GVS targets middle- and high-school students and offers more than 100 courses in core content areas, languages, CTAE (Career, Technical and Agricultural Education), electives and advanced-placement courses, according to gavirtualschool.org.
Jason Rogers, assistant superintendent for administrative services, briefed board members on the new teacher-evaluation system being piloted by Liberty County public schools.
The system is using the Teacher Keys Effectiveness System (TKES) for teachers and has a modified plan to implement the Leader Keys Effectiveness System (LKES) for principals. These systems are part of the Race to the Top Initiative and are designed for building teacher effectiveness throughout Georgia, according to doe.k12.ga.us.
Rogers said per the new evaluation system, teachers are completing self-assessments. Teachers also must undergo four classroom walkthroughs and two formal observations this school year, he said. The first walkthrough deadline is Sept. 30. The second walkthrough must be completed by Oct. 30. Then, principals will meet with teachers for a one-on-one mid-year conference, Rogers said. In the second semester, deadlines will be set for the final two walkthroughs and a final assessment will be scheduled.
As part of TKES, student survey data will be gathered, according to Rogers. Students will survey teachers sometime between October and March, he said.
Rogers said central-officer administrators easily can view and monitor TKES data by navigating the online system, to see where teachers and principals are in the evaluation process.
In other BoE business:
• The school board approved the job description for a behavior-support teacher position to be filled next school year. In July, board members approved a contract for autism consultant Dr. Lorrie Spencer, a board-certified behavior analyst, at a cost of $1,500 a month for the current school year. Lee recommended creating the position, searching among the district’s current qualified employees for a person who already has the skill set needed for the new position and has the selected candidate work toward full certification.
• Board members also discussed district payment for athletic officials and how billing is handled. Rogers told the board each high school keeps the gate receipts (profits) from football, basketball, softball, baseball and soccer games. Lee said she would like to run a detailed report of gate receipts in order to more closely monitor billing and would report back to the board.

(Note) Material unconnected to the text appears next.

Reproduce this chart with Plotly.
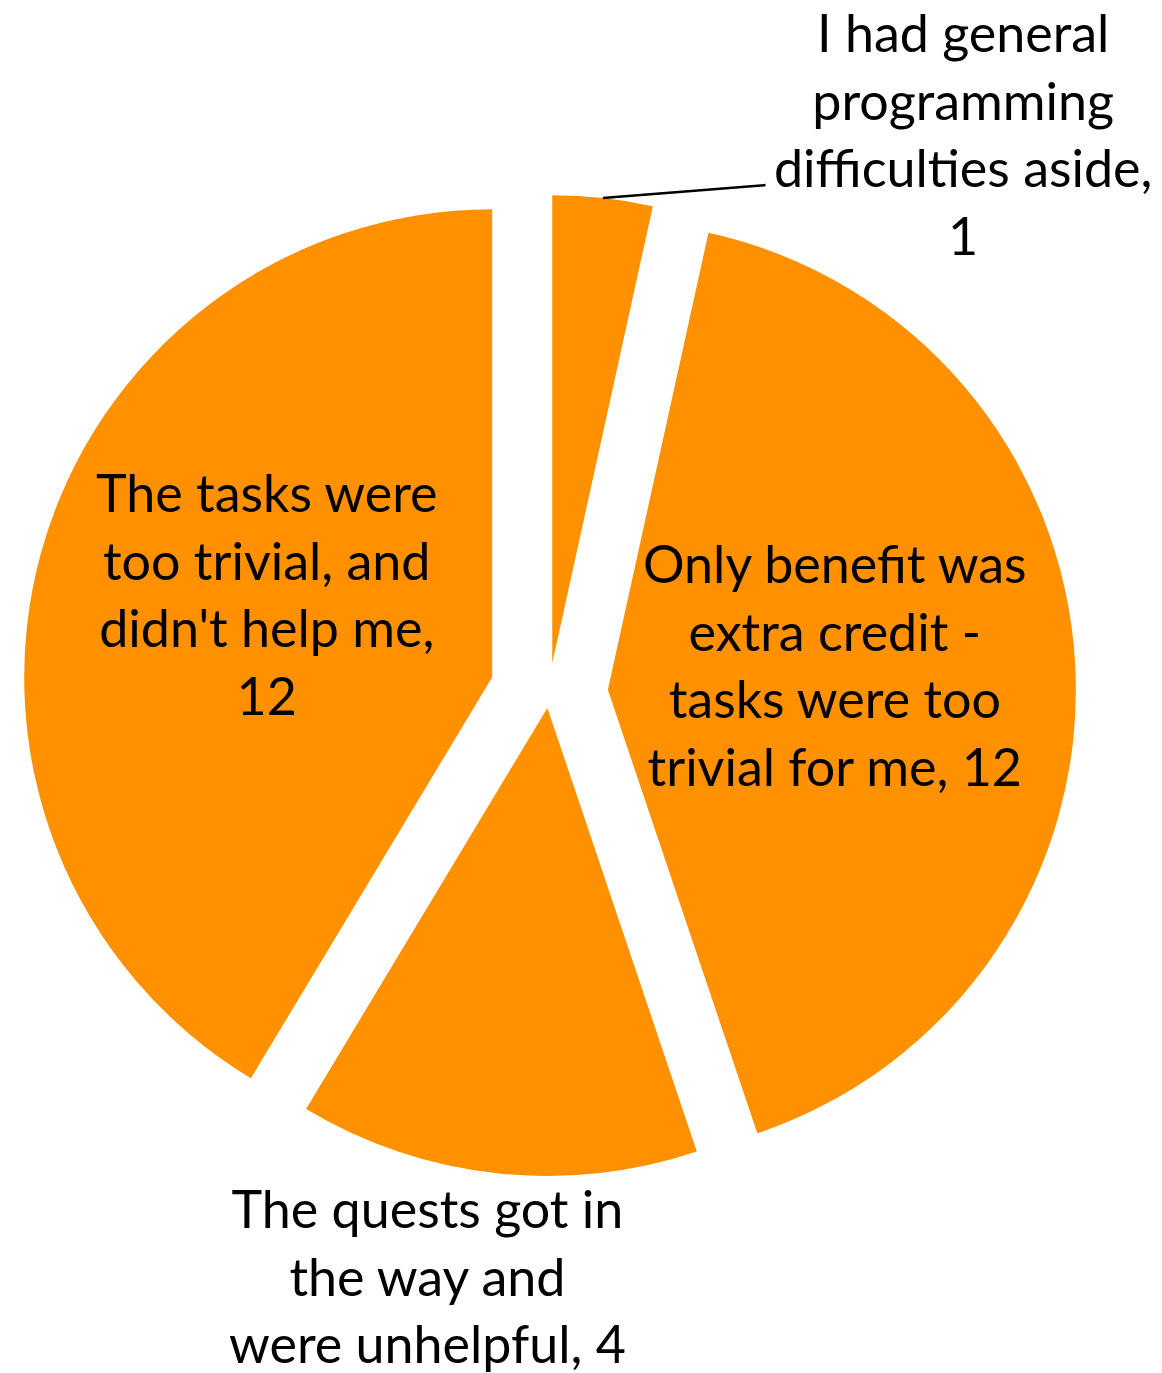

• The board approved a $16,151 contract with P.C. Simonton & Associates Inc. for engineering, design and construction services for improvements to Liberty Elementary School’s parking area, driveways and bus drive.
• School board members approved hiring one kindergarten teacher and two Early Intervention Program teachers, three bus drivers, two custodians, three special education paraprofessionals and one paraprofessional. In addition, the board accepted several resignations and approved five transfers for teaching professionals and three transfers for classified employees.